僕の中には僕しかいない。自分自身が、親や友達から大切に思われているという前提が欠落している。僕は僕が生きて在ることにすでに嫌気がさしているが、僕が生きて在ることをみんなは喜んでくれる。生きて在ってほしいと言ってくれる。

僕は自分自身のために望んで生きて在ることができないが、僕が生きて在ることを他の人が望んでいる以上、僕は自身が生きて在ることをやめることができない。しかし、ただ生きて在る。それだけ。というのは、難しい。

じっさい、僕は春休みの間にたくさん人に会った。みんなが、「君には生きていてほしいし、書き続けてほしい。」と言ってくれた。

僕は生きて在り続け、書き続けることを求められていた。幸せなんだと思う。

しかし、生きて在ることと書き続けることは、言うまでもなく途方もない困難であった。この期待に、身に余る期待に、応えることが出来る自信がない。

生きてほしい、書いてほしい。といってもらえることを心の底から嬉しいと思う。しかしそれと同時に、生きていることに苦痛を感じ、書くことが出来ていない自身の状態も心の底から恐ろしく感じた。

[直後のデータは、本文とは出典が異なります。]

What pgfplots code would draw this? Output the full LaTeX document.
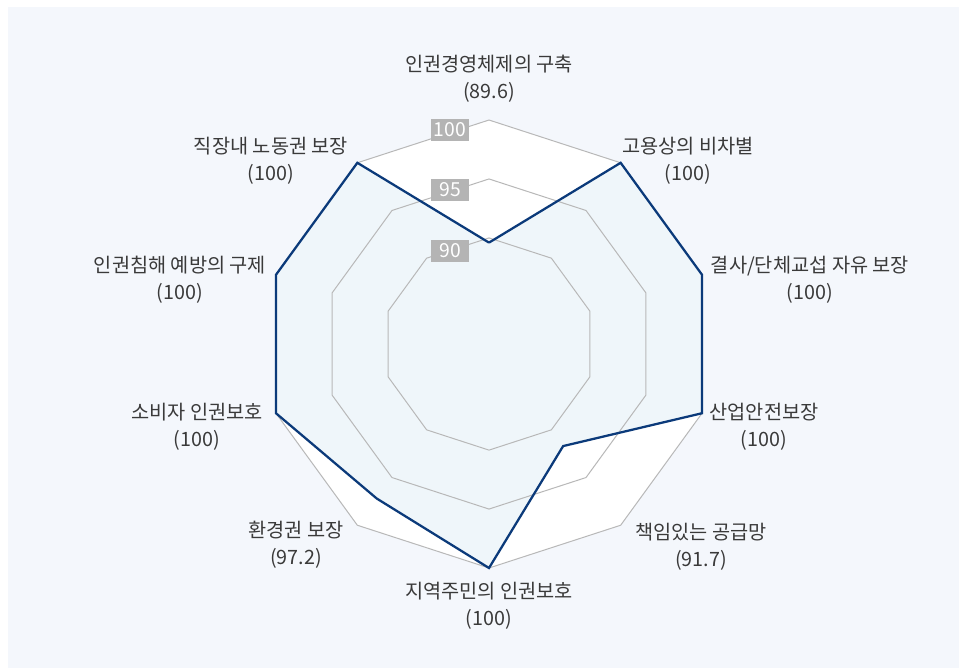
\documentclass[border=0pt]{standalone}
\usepackage{fontspec}
\setmainfont{Noto Sans CJK KR}
\usepackage{pgfplots}
\pgfplotsset{compat=1.18}
\usepgfplotslibrary{polar}

\definecolor{panel}{HTML}{F4F7FC}
\definecolor{ringgray}{HTML}{B8B8B8}
\definecolor{navy}{HTML}{0B3A7A}
\definecolor{areafill}{HTML}{EFF6FA}
\definecolor{txt}{HTML}{3A3A3A}
\definecolor{tickbox}{HTML}{B4B4B4}

% angle (deg), score
\pgfplotstableread{
ang val
90  89.6
54  100
18  100
342 100
306 91.7
270 100
234 97.2
198 100
162 100
126 100
90  89.6
}\scores

\newcommand\ring[1]{\addplot[draw=ringgray, line width=0.75pt] coordinates
  {(90,#1) (54,#1) (18,#1) (342,#1) (306,#1) (270,#1) (234,#1) (198,#1) (162,#1) (126,#1) (90,#1)};}

\begin{document}
\begin{tikzpicture}
\def\u{0.75pt}
\fill[white] (0,0) rectangle (959*\u,-668*\u);
\fill[panel] (8*\u,-7*\u) rectangle (959*\u,-668*\u);

\begin{polaraxis}[
  at={(489*\u,-344*\u)}, anchor=center,
  scale only axis, width=336pt, height=336pt,
  hide axis, clip=false,
  y coord trafo/.code={\pgfmathparse{#1-81}},
  ymin=81, ymax=100,
  xtick=\empty, ytick=\empty,
]
\addplot[draw=ringgray, line width=0.75pt, fill=white] coordinates
  {(90,100) (54,100) (18,100) (342,100) (306,100) (270,100) (234,100) (198,100) (162,100) (126,100) (90,100)};
\addplot[draw=none, fill=areafill] table[x=ang, y=val] {\scores};
\ring{95}
\ring{90}
\addplot[draw=navy, line width=1.7pt, line join=miter] table[x=ang, y=val] {\scores};
\end{polaraxis}

\begin{scope}[every node/.style={text=white, fill=tickbox, minimum width=38*\u, minimum height=22*\u, inner sep=0pt, font=\fontsize{14.5}{16}\selectfont}]
\node at (450*\u,-130*\u) {100};
\node at (450*\u,-190*\u) {95};
\node at (450*\u,-251*\u) {90};
\end{scope}

\begin{scope}[every node/.style={text=txt, align=center, inner sep=0pt, font=\fontsize{14.8}{20.5}\selectfont}]
\node at (489*\u,-79*\u)    {인권경영체제의 구축\\(89.6)};
\node at (688*\u,-160.5*\u) {고용상의 비차별\\(100)};
\node at (810*\u,-279.5*\u) {결사/단체교섭 자유 보장\\(100)};
\node at (764*\u,-426.5*\u) {산업안전보장\\(100)};
\node at (701*\u,-546.5*\u) {책임있는 공급망\\(91.7)};
\node at (489*\u,-605.5*\u) {지역주민의 인권보호\\(100)};
\node at (296*\u,-545*\u)   {환경권 보장\\(97.2)};
\node at (197*\u,-426.5*\u) {소비자 인권보호\\(100)};
\node at (180*\u,-279.5*\u) {인권침해 예방의 구제\\(100)};
\node at (271*\u,-160.5*\u) {직장내 노동권 보장\\(100)};
\end{scope}
\end{tikzpicture}
\end{document}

僕は作家でもなんでもないけど、僕に何かあるとしたらそれは書くことだけで、「生きていてほしいし書いてほしい」と言われると、ここにきて書くことは即ち生きることになってしまった。つまらないものを書いてしまうと、遂に生きていることもできなくなる。

だから、書かないでいることで生き続けることをとりあえず保留にしてきた。

気が付くと4月が半分終わっていた。4月にあったことを一通り書いてみようと思った。しかし、書くことがあるのに、書きたいことがあるのに、実際に出力されたのは書けない理由だけであった。

こんなのなんにも書いていないのと同じだ。こんなの生きていないのと同じだ。
ではここに並んでいる文字はなんなのだろう。毎日毎日来る日も来る日も眠って目覚めて腹を空かせて飯を食って頭を抱えてみじめな気持ちになって。これは一体何なのだろう。

気が付いた。僕の現在の歪んだ認知では、書いている奴なんて一人もいないし生きてる奴なんて一人もいない。

もう少し寝そべっていようかと思った。

こういう記事をこの「カリフォルニア・日記」に公開するのはどうも気が進まない。なんにも書いていないのと一緒な気がする。公開するボタンをクリックできずにしばらく頭を抱えていたが、他に何か書ける気もしないので、とりあえず置いておく。もっとまともなものが書けるようになるまで置いておくしかない。しかし少なくとも、こんなもんが遺書なのは絶対に嫌だと今思ったので、気は進まないがやはり生きて書くしかないんだろうなと思った。いつか絶対に、完璧な遺書を書いてやる。もう僕にはそれしか残っていない。

書くこと即ち生きること。というのは全く納得できないのだが、書けないということ即ち死ねないこと。となると、ひどく腑に落ちる感じがした。